‘Many African nations have challenges of connecting the unconnected’
CISCO Systems, a transnational player in the ICT sector last week in Sun City, North-West Province of South Africa held its 2013 Expo, at which ICT journalists from the company’s Africa operations were present. After a presentation, David Meads, Managing Director of Cisco Africa granted an interview to select journalists, in the course of which he said many African nations have challenges of connecting the unconnected. Adekunle Adekoya was there. Excerpts:
Tell us more about Cisco’s “Internet of things, internet of everything,” in the context of infrastructural challenges in the emerging markets you operate in?
That is a very good question. The internet is something I would want to talk about. Let my say that my job, as MD Cisco Africa, is to appoint a country manager for Nigeria. Fundamentally there are arguably many countries in Africa where they have more challenges in terms of connecting the unconnected before they start talking about the internet of things and everything. I think it has a way in Africa, but it is probably some years away before it becomes more relevant. When you take somewhere like Nigeria, which is the greatest country in Africa, I think you have a very innovative and emerging ICT sector in Africa we talked about in in the conference.

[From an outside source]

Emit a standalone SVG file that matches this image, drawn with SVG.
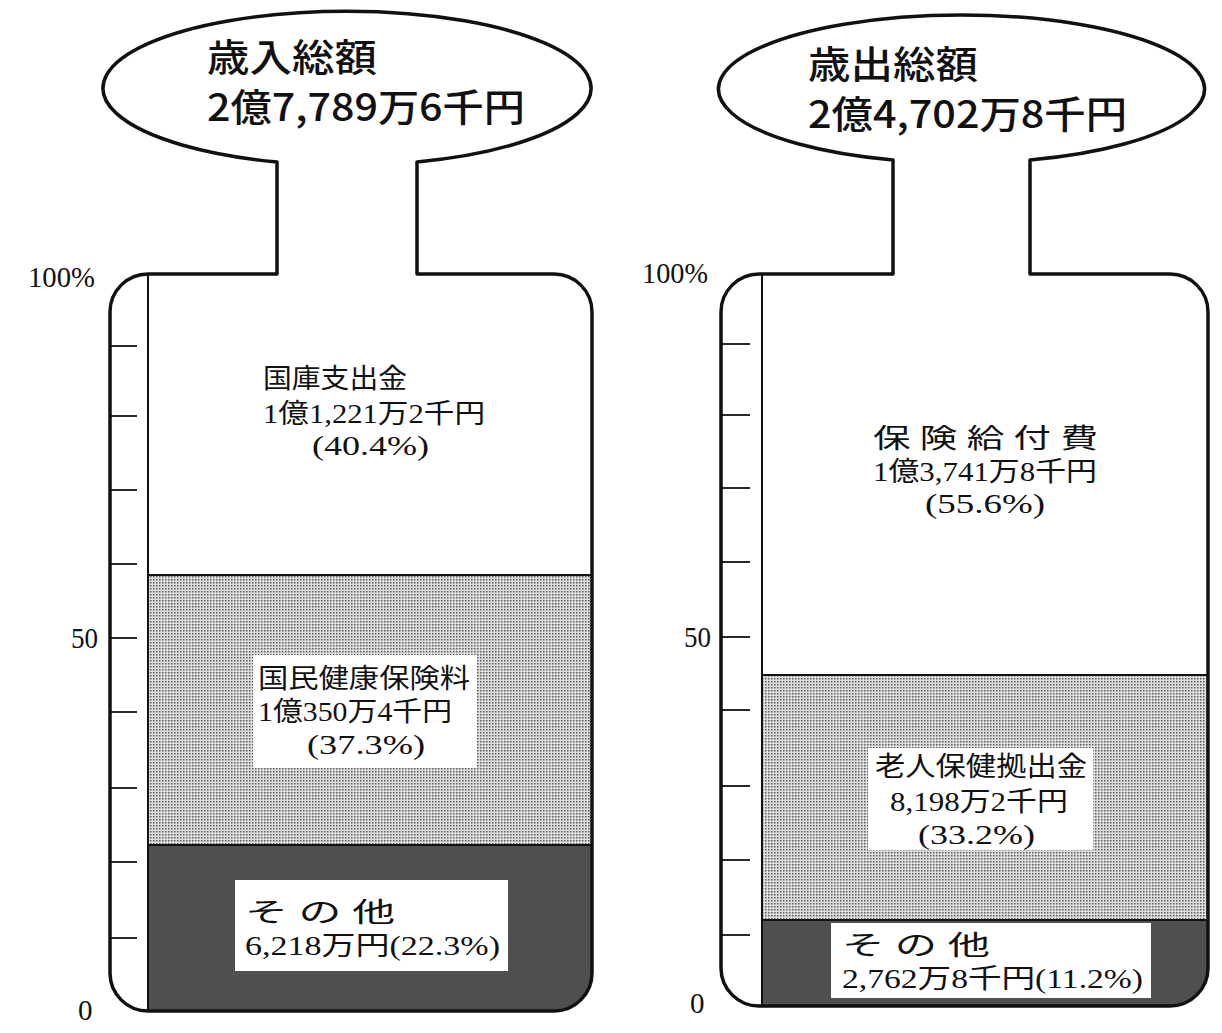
<svg xmlns="http://www.w3.org/2000/svg" width="1222" height="1033" viewBox="0 0 1222 1033">
<style>
.outline{fill:none;stroke:#111;stroke-width:3.5;stroke-linejoin:round}
.inner{stroke:#111;stroke-width:2;fill:none}
.tick{stroke:#111;stroke-width:1.8}
.sep{stroke:#111;stroke-width:2.2}
.gray{fill:url(#dots)}
.dark{fill:#4f4f4f}
.box{fill:#fff}
.title{font-family:"Noto Sans CJK JP","Liberation Sans",sans-serif;font-size:38px;font-weight:500;fill:#111}
.lab{font-family:"Liberation Serif","Noto Sans CJK JP",serif;font-size:27px;fill:#111}
.ax{font-family:"Liberation Serif","Noto Sans CJK JP",serif;font-size:29px;fill:#111}
</style>
<defs>
<pattern id="dots" width="3" height="3" patternUnits="userSpaceOnUse">
<rect width="3" height="3" fill="#dedede"/>
<rect width="1.5" height="1.5" fill="#5a5a5a"/>
</pattern>
<clipPath id="clipL"><rect x="110" y="274" width="482" height="737" rx="38" ry="38"/></clipPath>
<clipPath id="clipR"><rect x="721" y="274" width="487" height="732" rx="38" ry="38"/></clipPath>
</defs>
<rect width="1222" height="1033" fill="#fff"/>

<g id="revenue-bottle">
<g clip-path="url(#clipL)">
<rect class="gray" x="148" y="575" width="444" height="270"/>
<rect class="dark" x="148" y="845" width="444" height="166"/>
</g>
<line class="sep" x1="148" y1="575" x2="592" y2="575"/>
<line class="sep" x1="148" y1="845" x2="592" y2="845"/>
<line class="inner" x1="148" y1="274" x2="148" y2="1011"/>
<path class="outline" d="M277,162 L277,274 L148,274 A38,38 0 0 0 110,312 L110,973 A38,38 0 0 0 148,1011 L554,1011 A38,38 0 0 0 592,973 L592,312 A38,38 0 0 0 554,274 L417,274 L417,162 A244,77 0 1 0 277,162 Z"/>
<g id="revenue-ticks">
<line class="tick" x1="110" y1="346" x2="137" y2="346"/>
<line class="tick" x1="110" y1="416" x2="137" y2="416"/>
<line class="tick" x1="110" y1="490" x2="137" y2="490"/>
<line class="tick" x1="110" y1="564" x2="137" y2="564"/>
<line class="tick" x1="110" y1="638" x2="137" y2="638"/>
<line class="tick" x1="110" y1="712" x2="137" y2="712"/>
<line class="tick" x1="110" y1="788" x2="137" y2="788"/>
<line class="tick" x1="110" y1="862" x2="137" y2="862"/>
<line class="tick" x1="110" y1="938" x2="137" y2="938"/>
</g>
<text class="ax" x="28" y="287" textLength="67" lengthAdjust="spacingAndGlyphs">100%</text>
<text class="ax" x="71" y="648" textLength="27" lengthAdjust="spacingAndGlyphs">50</text>
<text class="ax" x="78" y="1020">0</text>
</g>

<g id="revenue-title">
<text class="title" x="207" y="71" textLength="170" lengthAdjust="spacingAndGlyphs">歳入総額</text>
<text class="title" x="207" y="121" textLength="318" lengthAdjust="spacingAndGlyphs">2億7,789万6千円</text>
</g>

<g id="revenue-national">
<text class="lab" x="263" y="388" textLength="144" lengthAdjust="spacingAndGlyphs">国庫支出金</text>
<text class="lab" x="263" y="423" textLength="222" lengthAdjust="spacingAndGlyphs">1億1,221万2千円</text>
<text class="lab" x="312" y="455" textLength="117" lengthAdjust="spacingAndGlyphs">(40.4%)</text>
</g>

<g id="revenue-premium">
<rect class="box" x="253" y="655" width="224" height="113"/>
<text class="lab" x="258" y="688" textLength="212" lengthAdjust="spacingAndGlyphs">国民健康保険料</text>
<text class="lab" x="258" y="721" textLength="194" lengthAdjust="spacingAndGlyphs">1億350万4千円</text>
<text class="lab" x="307" y="754" textLength="118" lengthAdjust="spacingAndGlyphs">(37.3%)</text>
</g>

<g id="revenue-other">
<rect class="box" x="235" y="880" width="273" height="91"/>
<text class="lab" x="245" y="922" textLength="150" lengthAdjust="spacingAndGlyphs">そ の 他</text>
<text class="lab" x="245" y="955" textLength="255" lengthAdjust="spacingAndGlyphs">6,218万円(22.3%)</text>
</g>

<g id="expenditure-bottle">
<g clip-path="url(#clipR)">
<rect class="gray" x="762" y="675" width="446" height="245"/>
<rect class="dark" x="762" y="920" width="446" height="86"/>
</g>
<line class="sep" x1="762" y1="675" x2="1208" y2="675"/>
<line class="sep" x1="762" y1="920" x2="1208" y2="920"/>
<line class="inner" x1="762" y1="274" x2="762" y2="1006"/>
<path class="outline" d="M893,160 L893,274 L759,274 A38,38 0 0 0 721,312 L721,968 A38,38 0 0 0 759,1006 L1170,1006 A38,38 0 0 0 1208,968 L1208,312 A38,38 0 0 0 1170,274 L1030,274 L1030,160 A243,74 0 1 0 893,160 Z"/>
<g id="expenditure-ticks">
<line class="tick" x1="721" y1="344" x2="750" y2="344"/>
<line class="tick" x1="721" y1="415" x2="750" y2="415"/>
<line class="tick" x1="721" y1="488" x2="750" y2="488"/>
<line class="tick" x1="721" y1="562" x2="750" y2="562"/>
<line class="tick" x1="721" y1="637" x2="750" y2="637"/>
<line class="tick" x1="721" y1="710" x2="750" y2="710"/>
<line class="tick" x1="721" y1="786" x2="750" y2="786"/>
<line class="tick" x1="721" y1="860" x2="750" y2="860"/>
<line class="tick" x1="721" y1="935" x2="750" y2="935"/>
</g>
<text class="ax" x="642" y="283" textLength="66" lengthAdjust="spacingAndGlyphs">100%</text>
<text class="ax" x="684" y="647" textLength="27" lengthAdjust="spacingAndGlyphs">50</text>
<text class="ax" x="690" y="1013">0</text>
</g>

<g id="expenditure-title">
<text class="title" x="808" y="78" textLength="170" lengthAdjust="spacingAndGlyphs">歳出総額</text>
<text class="title" x="808" y="128" textLength="319" lengthAdjust="spacingAndGlyphs">2億4,702万8千円</text>
</g>

<g id="expenditure-benefits">
<text class="lab" x="873" y="448" textLength="225" lengthAdjust="spacingAndGlyphs">保 険 給 付 費</text>
<text class="lab" x="873" y="481" textLength="224" lengthAdjust="spacingAndGlyphs">1億3,741万8千円</text>
<text class="lab" x="925" y="513" textLength="120" lengthAdjust="spacingAndGlyphs">(55.6%)</text>
</g>

<g id="expenditure-elderly">
<rect class="box" x="868" y="748" width="225" height="102"/>
<text class="lab" x="875" y="776" textLength="212" lengthAdjust="spacingAndGlyphs">老人保健拠出金</text>
<text class="lab" x="890" y="811" textLength="178" lengthAdjust="spacingAndGlyphs">8,198万2千円</text>
<text class="lab" x="918" y="844" textLength="117" lengthAdjust="spacingAndGlyphs">(33.2%)</text>
</g>

<g id="expenditure-other">
<rect class="box" x="831" y="923" width="320" height="75"/>
<text class="lab" x="842" y="955" textLength="148" lengthAdjust="spacingAndGlyphs">そ の 他</text>
<text class="lab" x="842" y="988" textLength="301" lengthAdjust="spacingAndGlyphs">2,762万8千円(11.2%)</text>
</g>
</svg>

You have a number of national and multinational ICT operators who are harvesting in infrastructure in Africa. I met with Mrs Johnson, your Communications & Technology minister. I think she is a fantastic entrepreneur who has done and is doing a great job with her organization . I met with her, I think in the latter part of last year. The biggest challenge she’ s got, and many other operators like her is connectivity. This is the biggest challenge they are facing now.
Cisco now more relevant to GSM firms
Candidly, two years ago CISCO was not particularly too relevant to a mobile operating customer; they were into radio technology. When you look now, we are much more relevant to mobile companies than we ever were before and that is because IP is moving out to the edge of the network. One of the places we are seeing a lot of attraction in Africa is in the space of SPYY.

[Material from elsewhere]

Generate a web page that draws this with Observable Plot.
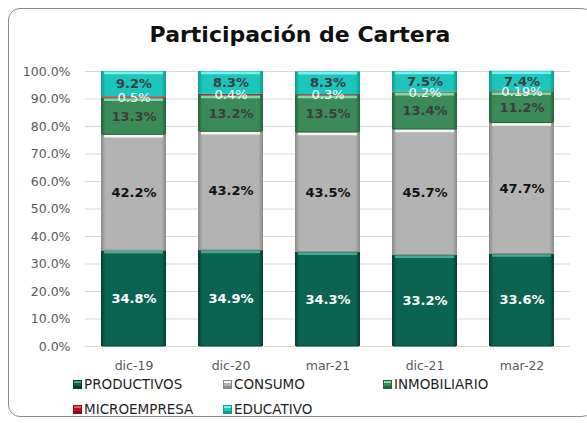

Lots of operators got 3G networks in populated areas; they have a challenge to manage the traffic going on in the network . 3G offloads using SPYY technology .we have develop a world leading SPYY technology .you can be roaming into an area with the SPY file and seamlessly transfer, you don’t have to log in. The use of SPY is much more affordable technology for mobile operators to be deploying because you can reach a wider population, it being cheaper.
More out of the customer
There is a lot more intelligence you can get to the consumer and then out of the consumer. The biggest challenges operators get is how to monetize the network. You can invest huge amounts of money into it but you need to increase the ARPU. The ability to do that over an IP network using some of the software we recently developed and acquired into our portfolio technologies.

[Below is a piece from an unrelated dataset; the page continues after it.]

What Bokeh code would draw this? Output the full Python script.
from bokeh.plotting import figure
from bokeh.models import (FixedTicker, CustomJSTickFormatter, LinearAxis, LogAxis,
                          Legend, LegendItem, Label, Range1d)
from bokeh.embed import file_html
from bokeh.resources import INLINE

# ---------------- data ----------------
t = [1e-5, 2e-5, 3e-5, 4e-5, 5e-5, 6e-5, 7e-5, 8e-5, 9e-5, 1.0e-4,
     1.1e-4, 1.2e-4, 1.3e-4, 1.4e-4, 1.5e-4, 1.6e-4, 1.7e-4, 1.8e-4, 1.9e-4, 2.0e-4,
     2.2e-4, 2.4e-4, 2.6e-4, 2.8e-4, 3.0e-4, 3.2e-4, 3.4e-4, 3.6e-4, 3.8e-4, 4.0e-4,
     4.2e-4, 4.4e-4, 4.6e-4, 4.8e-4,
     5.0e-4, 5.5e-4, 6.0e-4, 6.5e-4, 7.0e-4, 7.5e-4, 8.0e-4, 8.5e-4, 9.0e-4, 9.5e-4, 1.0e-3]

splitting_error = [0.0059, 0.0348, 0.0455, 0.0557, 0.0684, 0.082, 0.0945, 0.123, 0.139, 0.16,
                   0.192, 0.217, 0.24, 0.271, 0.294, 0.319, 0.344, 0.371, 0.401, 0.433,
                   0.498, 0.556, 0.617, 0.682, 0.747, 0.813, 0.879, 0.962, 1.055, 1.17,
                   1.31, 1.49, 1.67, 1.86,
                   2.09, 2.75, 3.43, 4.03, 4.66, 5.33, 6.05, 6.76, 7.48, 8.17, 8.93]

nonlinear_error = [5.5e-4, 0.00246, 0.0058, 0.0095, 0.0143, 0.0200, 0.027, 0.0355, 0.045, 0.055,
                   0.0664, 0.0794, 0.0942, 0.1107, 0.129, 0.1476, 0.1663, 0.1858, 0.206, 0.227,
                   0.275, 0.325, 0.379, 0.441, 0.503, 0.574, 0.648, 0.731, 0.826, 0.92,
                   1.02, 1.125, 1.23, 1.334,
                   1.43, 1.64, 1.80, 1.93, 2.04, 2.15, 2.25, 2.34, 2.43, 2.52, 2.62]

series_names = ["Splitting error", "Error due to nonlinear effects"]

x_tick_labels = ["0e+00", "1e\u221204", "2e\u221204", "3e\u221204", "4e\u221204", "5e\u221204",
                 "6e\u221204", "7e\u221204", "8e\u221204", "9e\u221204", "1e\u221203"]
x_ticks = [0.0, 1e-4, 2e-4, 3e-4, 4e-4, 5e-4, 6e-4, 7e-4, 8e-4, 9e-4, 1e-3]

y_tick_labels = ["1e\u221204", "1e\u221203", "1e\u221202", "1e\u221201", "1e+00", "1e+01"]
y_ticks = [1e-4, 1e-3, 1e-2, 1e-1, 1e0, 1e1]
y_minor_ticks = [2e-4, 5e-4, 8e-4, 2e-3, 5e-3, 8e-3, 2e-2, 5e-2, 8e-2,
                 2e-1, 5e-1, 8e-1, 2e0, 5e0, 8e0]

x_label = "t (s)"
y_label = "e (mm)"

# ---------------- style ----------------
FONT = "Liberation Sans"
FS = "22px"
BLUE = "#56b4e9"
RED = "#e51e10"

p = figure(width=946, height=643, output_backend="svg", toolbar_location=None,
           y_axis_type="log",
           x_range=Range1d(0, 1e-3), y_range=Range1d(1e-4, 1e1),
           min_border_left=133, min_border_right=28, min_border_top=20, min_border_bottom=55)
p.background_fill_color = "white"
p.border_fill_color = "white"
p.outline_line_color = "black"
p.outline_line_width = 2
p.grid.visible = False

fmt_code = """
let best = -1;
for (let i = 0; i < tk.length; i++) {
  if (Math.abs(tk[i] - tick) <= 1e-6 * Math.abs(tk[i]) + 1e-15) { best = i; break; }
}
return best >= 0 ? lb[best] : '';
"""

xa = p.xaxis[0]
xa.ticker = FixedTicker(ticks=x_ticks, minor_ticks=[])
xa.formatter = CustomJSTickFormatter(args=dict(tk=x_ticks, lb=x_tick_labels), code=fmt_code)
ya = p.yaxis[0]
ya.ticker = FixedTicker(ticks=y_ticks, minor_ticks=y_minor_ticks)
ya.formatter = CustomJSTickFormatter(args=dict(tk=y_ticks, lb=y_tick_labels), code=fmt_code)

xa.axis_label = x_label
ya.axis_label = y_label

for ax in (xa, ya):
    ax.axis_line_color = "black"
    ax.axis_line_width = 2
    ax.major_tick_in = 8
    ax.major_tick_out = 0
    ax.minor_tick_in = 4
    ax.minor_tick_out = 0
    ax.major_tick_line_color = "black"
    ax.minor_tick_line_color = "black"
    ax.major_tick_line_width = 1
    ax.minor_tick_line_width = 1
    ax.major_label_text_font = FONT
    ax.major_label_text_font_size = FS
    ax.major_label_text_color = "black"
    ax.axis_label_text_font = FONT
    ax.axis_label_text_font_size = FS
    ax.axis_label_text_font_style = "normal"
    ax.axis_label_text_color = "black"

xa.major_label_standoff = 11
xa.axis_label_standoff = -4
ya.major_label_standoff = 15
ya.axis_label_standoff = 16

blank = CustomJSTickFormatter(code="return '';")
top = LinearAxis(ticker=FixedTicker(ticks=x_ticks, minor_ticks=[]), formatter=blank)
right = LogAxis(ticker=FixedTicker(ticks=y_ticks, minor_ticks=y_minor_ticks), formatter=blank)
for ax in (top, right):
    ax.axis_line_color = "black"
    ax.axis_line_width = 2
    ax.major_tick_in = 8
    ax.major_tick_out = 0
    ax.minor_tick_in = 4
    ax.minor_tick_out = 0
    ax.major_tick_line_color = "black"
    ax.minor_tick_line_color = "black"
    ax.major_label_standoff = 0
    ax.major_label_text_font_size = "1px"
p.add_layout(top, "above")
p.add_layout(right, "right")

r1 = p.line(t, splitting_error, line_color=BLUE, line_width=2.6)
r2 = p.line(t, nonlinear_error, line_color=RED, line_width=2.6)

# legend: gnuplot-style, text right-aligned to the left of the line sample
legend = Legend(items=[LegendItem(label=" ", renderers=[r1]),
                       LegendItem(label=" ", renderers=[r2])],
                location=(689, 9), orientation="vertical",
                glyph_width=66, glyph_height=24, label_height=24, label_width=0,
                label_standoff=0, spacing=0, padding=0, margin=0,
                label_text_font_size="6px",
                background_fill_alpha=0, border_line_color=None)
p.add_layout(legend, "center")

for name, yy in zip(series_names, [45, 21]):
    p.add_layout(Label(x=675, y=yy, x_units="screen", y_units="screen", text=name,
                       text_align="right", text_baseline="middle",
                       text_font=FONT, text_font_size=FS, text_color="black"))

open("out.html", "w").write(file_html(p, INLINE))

I was in Mobile World Congress in Barcelona last week and I have never seen CISCO stand so busy as it was then. Two years ago we were not as relevant as we are now. The question now is where is the biggest challenge? The biggest challenge is neither Lagos, Johannesburg , or Cairo. The biggest challenge is the area that has more connectivity and I think we are much more relevant and able to help our customers adjusting there challenges
A lot more spectrum will be available in 2015 when ITU switches off analog signals. What challenges and opportunities do you see for Cisco Systems?
I see more opportunities than challenges. If I am sitting here as an operator which I am not, I see lots of opportunity. if I am sitting here as a government minister or governor then I would have lots of challenges because the operators won’t have access to the new spectrum so that they can start to roll out high speed services. The governments obviously want to do two things: they want to balance the revenue generating opportunity to them in auctioning, they also want make sure they are not selling to all of the operators to the same market which is the heavily populated market which actually have got money to spend.
The biggest challenge of the ICT is that of how do you accelerate those new services faster? With new technologies how do you make sure your operators invest in the rural areas? So it is a challenge for government to negotiate with the operators what they would do with the spectrum. My plan starts with appointing a country manager for Nigeria; I don’t have a country manager for now. We use to have somebody who is non-Nigerian.
Country manager for Nigeria
My number one priority is to employ a country manager for Nigeria. We have top ten talents inside the company and I am looking at the CISCO staff based in Lagos and I am also looking at a better opportunity of doing an external search and bringing somebody new into CISCO. I hope by next two to three months I will have that position appointed and filed any or whether they may not be on board for two to three months. Once we have a country manager in place we will then invest our money and time and marketing on it to help raise the visibility profile around that individual, we will also balance the investment in terms of what the market opportunity and to what degree can we justify investment ahead of the market.
We have great facilities in Victoria Island- Lagos, we also have a great team, we intend to bring in one or two people to help on the engineering side. But my number one priority is to employ a country general manager and I will be delighted in two or three months to share it with you at the moment I must say is 50/50 whether we will take some great talent we have within the business helping them grow but I have high expectation in the market in Nigeria. I expect us to grow very well in the next two to five years.